Seamus Hamilton-Pattison, volunteer staff
Given the rate modern medicine progresses, it should come as no surprise that overall, health in our province has been improving. Since approximately 1985, for example, the number of tuberculosis hospitalizations per 100,000 people in Manitoba has been cut nearly in half.
That being said, while health care has drastically improved over the past 20 years, it has not done so equitably. In that time, the health gap between the province’s wealthy and poor has only grown.
In September 2010, the University of Manitoba’s faculty of medicine released a report outlining the growth in income and health gaps between the province’s rich and poor. The report goes on to point out the large inequities in untimely deaths and disease between these high and low-earners.
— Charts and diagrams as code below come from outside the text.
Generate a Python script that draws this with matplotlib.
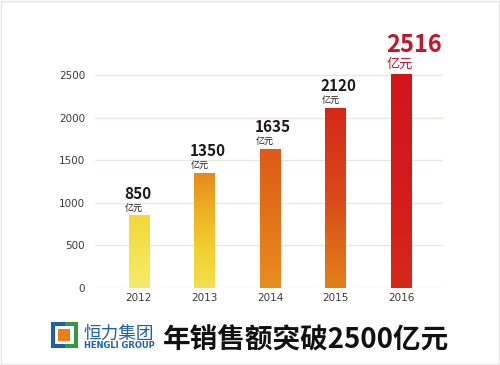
import numpy as np
import matplotlib
matplotlib.use('Agg')
import matplotlib.pyplot as plt
from matplotlib.patches import Rectangle
from matplotlib.colors import LinearSegmentedColormap

plt.rcParams['font.family'] = ['Noto Sans CJK SC', 'DejaVu Sans']

# data
years = ['2012', '2013', '2014', '2015', '2016']
sales = [850, 1350, 1635, 2120, 2516]
unit = '亿元'
title = '年销售额突破2500亿元'
company = '恒力集团'
company_en = 'HENGLI GROUP'

# bar gradients, top -> bottom
GRADIENTS = [
    ['#f2d838', '#f4e250', '#f6ea6a'],
    ['#e78a1c', '#eeb124', '#f2d030', '#f4df4c'],
    ['#dd5a17', '#e2741a', '#e98d1e'],
    ['#d52619', '#da4a19', '#e28117'],
    ['#d3151b', '#d41b1b', '#d7271a'],
]
LABEL_COLORS = ['#1a1a1a'] * 4 + ['#c0172a']

W, H = 500, 365
fig = plt.figure(figsize=(W / 100, H / 100), dpi=100)


def px(x, y):
    # pixel coords (from top-left) -> figure fraction
    return x / W, 1 - y / H


# axes: gridlines span x 95..443, zero at y 287.7
ax = fig.add_axes([95 / W, 77.3 / H, 348 / W, 246.4 / H])
for s in ax.spines.values():
    s.set_visible(False)
ax.set_yticks([0, 500, 1000, 1500, 2000, 2500])
ax.set_xticks(range(len(years)))
ax.set_xticklabels(years)
ax.tick_params(length=0, labelsize=7.5, labelcolor='#3a3a3a')
ax.tick_params(axis='y', pad=7)
ax.tick_params(axis='x', pad=4)
for lbl in ax.get_xticklabels() + ax.get_yticklabels():
    lbl.set_family('DejaVu Sans')
ax.yaxis.grid(True, color='#ece6e0', linewidth=1)
ax.set_axisbelow(True)

bars = ax.bar(range(len(years)), sales, width=0.31, color='none', linewidth=0)
for bar, cols in zip(bars, GRADIENTS):
    cmap = LinearSegmentedColormap.from_list('g', cols)
    grad = np.linspace(0, 1, 256).reshape(-1, 1)
    x0, w, h = bar.get_x(), bar.get_width(), bar.get_height()
    im = ax.imshow(grad, cmap=cmap, aspect='auto', extent=[x0, x0 + w, 0, h],
                   origin='upper', zorder=2)
    im.set_clip_path(bar)
ax.set_xlim(-0.67, 4.64)
ax.set_ylim(0, 2900)

# value labels
for i, (bar, val) in enumerate(zip(bars, sales)):
    big = i == len(sales) - 1
    xl = bar.get_x()
    top = bar.get_height()
    ax.annotate(unit, (xl, top), xytext=(-4, 6.5 if big else 5),
                textcoords='offset pixels', ha='left', va='baseline',
                fontsize=9.5 if big else 6.5, color=LABEL_COLORS[i],
                annotation_clip=False)
    ax.annotate(str(val), (xl, top), xytext=(-5, 21.5 if big else 16.5),
                textcoords='offset pixels', ha='left', va='baseline',
                fontsize=17 if big else 11, fontweight='bold',
                color=LABEL_COLORS[i], annotation_clip=False)


# footer logo
def rect(x0, y0, x1, y1, color):
    fx0, fy1 = px(x0, y0)
    fx1, fy0 = px(x1, y1)
    fig.patches.append(Rectangle((fx0, fy0), fx1 - fx0, fy1 - fy0,
                                 transform=fig.transFigure, color=color,
                                 linewidth=0))


rect(51, 322, 64.5, 348, '#1d5fae')
rect(64.5, 322, 78, 348, '#2f9a46')
rect(55, 326, 74, 344, 'white')
rect(58, 329, 70, 341, '#ec7d17')

fig.text(*px(84, 339), company, fontsize=12.7, color='#1f5fae',
         ha='left', va='baseline')
fig.text(*px(84, 348.5), company_en, fontsize=6, fontweight='bold',
         color='#1f5fae', ha='left', va='baseline', family='DejaVu Sans')
fig.text(*px(163, 349), title, fontsize=19.9, fontweight='bold',
         color='#111111', ha='left', va='baseline')

# faint frame
fig.patches.append(Rectangle((0.002, 0.002), 0.995, 0.995,
                             transform=fig.transFigure, fill=False,
                             edgecolor='#e6e6e6', linewidth=1))

fig.savefig('out.png', dpi=100, facecolor='white')
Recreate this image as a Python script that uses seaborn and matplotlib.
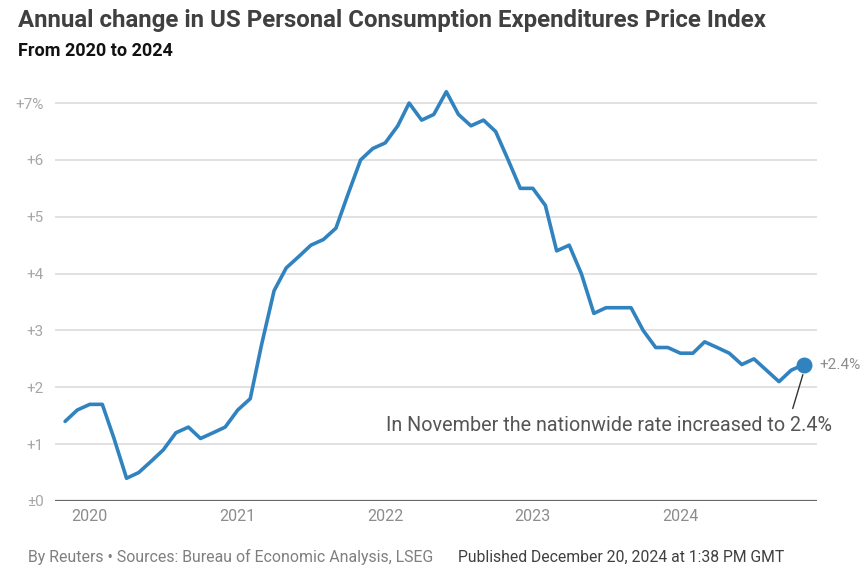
import numpy as np
import pandas as pd
import matplotlib
matplotlib.use("Agg")
import matplotlib.pyplot as plt
import seaborn as sns

# Monthly PCE price index, year-over-year change (%), Nov 2019 - Nov 2024
start_month = '2019-11-01'
pce_change = [1.4, 1.6,
              1.7, 1.7, 1.1, 0.4, 0.5, 0.7, 0.9, 1.2, 1.3, 1.1, 1.2, 1.3,
              1.6, 1.8, 2.75, 3.7, 4.1, 4.3, 4.5, 4.6, 4.8, 5.4, 6.0, 6.2,
              6.3, 6.6, 7.0, 6.7, 6.8, 7.2, 6.8, 6.6, 6.7, 6.5, 6.0, 5.5,
              5.5, 5.2, 4.4, 4.5, 4.0, 3.3, 3.4, 3.4, 3.4, 3.0, 2.7, 2.7,
              2.6, 2.6, 2.8, 2.7, 2.6, 2.4, 2.5, 2.3, 2.1, 2.3, 2.4]
year_ticks = ['2020', '2021', '2022', '2023', '2024']
y_ticks = [0, 1, 2, 3, 4, 5, 6, 7]
y_labels = ['±0', '+1', '+2', '+3', '+4', '+5', '+6', '+7%']

df = pd.DataFrame({
    'month': pd.date_range(start_month, periods=len(pce_change), freq='MS'),
    'change': pce_change,
})
last = df.iloc[-1]

sns.set_theme(style='white')
plt.rcParams['font.family'] = ['Roboto', 'DejaVu Sans']

line_color = '#3183c0'
fig = plt.figure(figsize=(8.65, 5.8), dpi=100)
ax = fig.add_axes([55 / 865, 1 - 501 / 580, (817 - 55) / 865, (501 - 90) / 580])

sns.lineplot(data=df, x='month', y='change', ax=ax, color=line_color,
             linewidth=2.6, zorder=3)
ax.scatter([last['month']], [last['change']], s=110, color=line_color, zorder=4)

ax.set_xlim(pd.Timestamp('2019-10-07'), pd.Timestamp('2024-12-04'))
ax.set_ylim(0, 7.23)

for v in y_ticks[1:]:
    ax.axhline(v, color='#d9d9d9', linewidth=1.1, zorder=1)
ax.axhline(0, color='#666666', linewidth=1.6, zorder=2)

ax.set_yticks(y_ticks)
ax.set_yticklabels(y_labels, color='#a6a6a6', fontsize=11)
ax.set_xticks([pd.Timestamp(f'{y}-01-01') for y in year_ticks])
ax.set_xticklabels(year_ticks, color='#8c8c8c', fontsize=11.5)
ax.tick_params(axis='both', length=0, pad=6)
ax.tick_params(axis='y', pad=8)
ax.set_xlabel('')
ax.set_ylabel('')
sns.despine(ax=ax, left=True, bottom=True, top=True, right=True)

# end label and annotation
ax.annotate('+2.4%', xy=(last['month'], last['change']), xytext=(11, 0),
            textcoords='offset points', va='center', ha='left',
            color='#8c8c8c', fontsize=11)
ax.annotate('', xy=(last['month'], last['change'] - 0.13),
            xytext=(pd.Timestamp('2024-10-03'), 1.58),
            arrowprops=dict(arrowstyle='-', color='#333333', linewidth=1))
ax.text(pd.Timestamp('2025-01-10'), 1.32,
        'In November the nationwide rate increased to 2.4%',
        ha='right', va='center', color='#555555', fontsize=14.2, clip_on=False)

fig.text(18 / 865, 1 - 21 / 580,
         'Annual change in US Personal Consumption Expenditures Price Index',
         fontsize=17.3, fontweight='bold', color='#404040', va='center', ha='left')
fig.text(18 / 865, 1 - 51 / 580, 'From 2020 to 2024', fontsize=13,
         fontweight='bold', color='#111111', va='center', ha='left')
fig.text(28 / 865, 1 - 557 / 580,
         'By Reuters • Sources: Bureau of Economic Analysis, LSEG',
         fontsize=11.4, color='#7f7f7f', va='center', ha='left')
fig.text(458 / 865, 1 - 557 / 580,
         'Published December 20, 2024 at 1:38 PM GMT',
         fontsize=11.3, color='#404040', va='center', ha='left')

fig.savefig('out.png', dpi=100)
As we aspire to live in a fair and ethical province, this was all done to determine which of these areas required the most attention to restore a balance of adequate health care for all Manitobans.
So just how poor are Manitoba’s low-income residents by comparison? Between 1986 and 2006, the earnings gap of urban and rural residents had more than doubled (the gap between rural residents tends to be smaller than that between urban residents), with the average wealthy urban household making $114,300 per year and the poorest getting by on a mere $34,400 per year.
Unfortunately, the increasing health gap is just as startling. Premature death—occurring prior to the age of 75—is widely accepted as one of the best overall indicators of public health. Granted, rates of premature death have improved overall, but the improvement has hardly extended to the province’s lowest income bracket.
Based on the most recent data recorded in 2010, a third of all premature deaths among urban residents struck within the poorest 19.5 per cent. Premature death also happens to represent one of the highest inequalities within the health gap itself – meaning a number of highly targeted policies for the poorest demographics will need implementation before we can expect to see any positive change.
This is a good time to discuss the Brian Sinclair inquest – not just in the interest of promoting awareness in the health care provided to the low-income demographic, but also in regards to the initial treatment they receive.
Brian Sinclair was a 45-year-old double-amputee who arrived at a hospital ER at the advice of a doctor from a clinic. An inquest was necessary because, despite patiently waiting in the ER for an astonishing 34 hours, Sinclair never received treatment, triage, or even attention, and died of an entirely treatable bladder infection.
Relying on multiple eyewitness accounts and verbal testimony from the nurses on staff that night, the inquest reveals that upon Sinclair’s arrival, he spoke with a triage aide and wheeled himself into the waiting room – never receiving further assistance.
A nurse on staff the morning of Sept. 20, 2008 reportedly took “30 seconds to decide that the sleeping Sinclair was intoxicated,” though she did not actually assess or attempt to wake him.
The nurse claims she assumed he was an IPDA patient—a patient so intoxicated they are waiting to be detained by the police—but in order to be determined to be such, Sinclair would have needed to be admitted to a doctor in the first place.
While we undoubtedly have a long way to go to reverse the health gap between the wealthy and impoverished citizens of our province, ending gross negligence such as this would be a good first step.